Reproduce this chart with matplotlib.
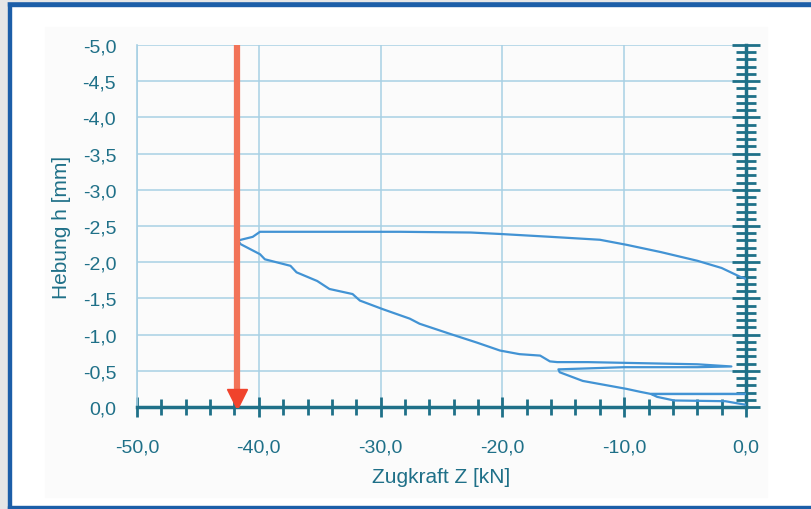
import matplotlib.pyplot as plt
from matplotlib.patches import Rectangle
from matplotlib.ticker import MultipleLocator, FuncFormatter

plt.rcParams['font.family'] = ['Liberation Sans', 'DejaVu Sans']

# measured curve: Zugkraft Z [kN] vs Hebung h [mm]
zugkraft = [0.0, -1.7, -5.9, -7.3, -7.8, -4.0, 0.0, -4.0, -7.8, -8.7, -9.8,
            -13.4, -15.3, -15.4, -10.0, -4.0, -1.2, -4.0, -10.0, -13.0, -15.5,
            -16.1, -16.9, -18.6, -20.2, -22.1, -24.3, -26.8, -27.6, -29.8,
            -31.7, -32.3, -34.2, -35.2, -36.9, -37.4, -39.5, -39.9, -41.5,
            -41.7, -40.5, -39.9, -35.0, -28.4, -22.6, -20.2, -16.0, -12.0,
            -9.8, -7.0, -4.0, -2.0, -0.5, 0.0]
hebung = [-0.03, -0.08, -0.09, -0.14, -0.18, -0.18, -0.18, -0.18, -0.18,
          -0.21, -0.25, -0.36, -0.48, -0.52, -0.55, -0.55, -0.56, -0.59, -0.61,
          -0.62, -0.62, -0.63, -0.71, -0.73, -0.78, -0.89, -1.01, -1.15, -1.22,
          -1.35, -1.47, -1.56, -1.63, -1.74, -1.86, -1.95, -2.04, -2.11, -2.25,
          -2.30, -2.35, -2.42, -2.42, -2.42, -2.41, -2.39, -2.35, -2.31, -2.24,
          -2.14, -2.02, -1.92, -1.80, -1.77]

arrow_z = -41.8   # Pfeil: Zugkraft-Grenze

teal = '#1f7088'
grid_blue = '#a8d0e4'
line_blue = '#4293d4'

fig = plt.figure(figsize=(8.12, 5.10), dpi=100)
fig.patch.set_facecolor('white')

# frame round the picture
def band(x, y, w, h, c):
    fig.patches.append(Rectangle((x / 812, y / 510), w / 812, h / 510,
                                 transform=fig.transFigure, color=c, zorder=-5))

band(45, 12, 722, 470, '#fbfbfb')
band(0, 0, 8, 510, '#e6e6e6')
band(8, 0, 3.5, 510, '#1c5ea8')
band(8, 503, 804, 5, '#1c5ea8')
band(0, 508, 812, 2, '#e6e6e6')
band(8, 0, 804, 3, '#1c5ea8')

ax = fig.add_axes([137 / 812, 102 / 510, 609 / 812, 362 / 510], zorder=2)
ax.set_facecolor('none')
ax.set_xlim(-50, 0)
ax.set_ylim(0, -5)

ax.xaxis.set_major_locator(MultipleLocator(10))
ax.xaxis.set_minor_locator(MultipleLocator(2))
ax.yaxis.set_major_locator(MultipleLocator(0.5))
ax.yaxis.set_minor_locator(MultipleLocator(0.1))
fmt = FuncFormatter(lambda v, p: f'{v:.1f}'.replace('.', ','))
ax.xaxis.set_major_formatter(fmt)
ax.yaxis.set_major_formatter(fmt)

ax.grid(True, which='major', color=grid_blue, lw=1.1)
ax.set_axisbelow(True)

ax.spines['top'].set_visible(False)
ax.spines['left'].set_color(grid_blue)
ax.spines['left'].set_linewidth(1.2)
ax.spines['bottom'].set_color(teal)
ax.spines['bottom'].set_linewidth(2.5)
ax.spines['right'].set_color(teal)
ax.spines['right'].set_linewidth(2.5)

ax.tick_params(axis='x', which='both', direction='inout', color=teal, width=2,
               labelcolor=teal, labelsize=14, pad=16)
ax.tick_params(axis='x', which='major', length=14)
ax.tick_params(axis='x', which='minor', length=12)
ax.tick_params(axis='y', which='both', left=False, right=True, direction='inout',
               color=teal, width=2, labelcolor=teal, labelsize=14, pad=5)
ax.tick_params(axis='y', which='major', length=20)
ax.tick_params(axis='y', which='minor', length=14)

ax.plot(zugkraft, hebung, color=line_blue, lw=1.6, zorder=3)

# red arrow
ax.plot([arrow_z, arrow_z], [-5, -0.15], color='#f27358', lw=4.5,
        solid_capstyle='butt', zorder=4)
ax.plot([arrow_z], [-0.11], marker='v', ms=15, color='#f0432c', mec='#f0432c', zorder=5)

ax.set_xlabel('Zugkraft Z [kN]', color=teal, fontsize=15, labelpad=8)
ax.set_ylabel('Hebung h [mm]', color=teal, fontsize=15, labelpad=8)

fig.savefig('out.png', dpi=100)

..........

• _What you need to do_: Scan the material for lines with the word "matplotlib", and copy each line you find.

• _Written answer_:
Reproduce this chart with matplotlib.
import matplotlib.pyplot as plt
from matplotlib.patches import Rectangle
from matplotlib.ticker import MultipleLocator, FuncFormatter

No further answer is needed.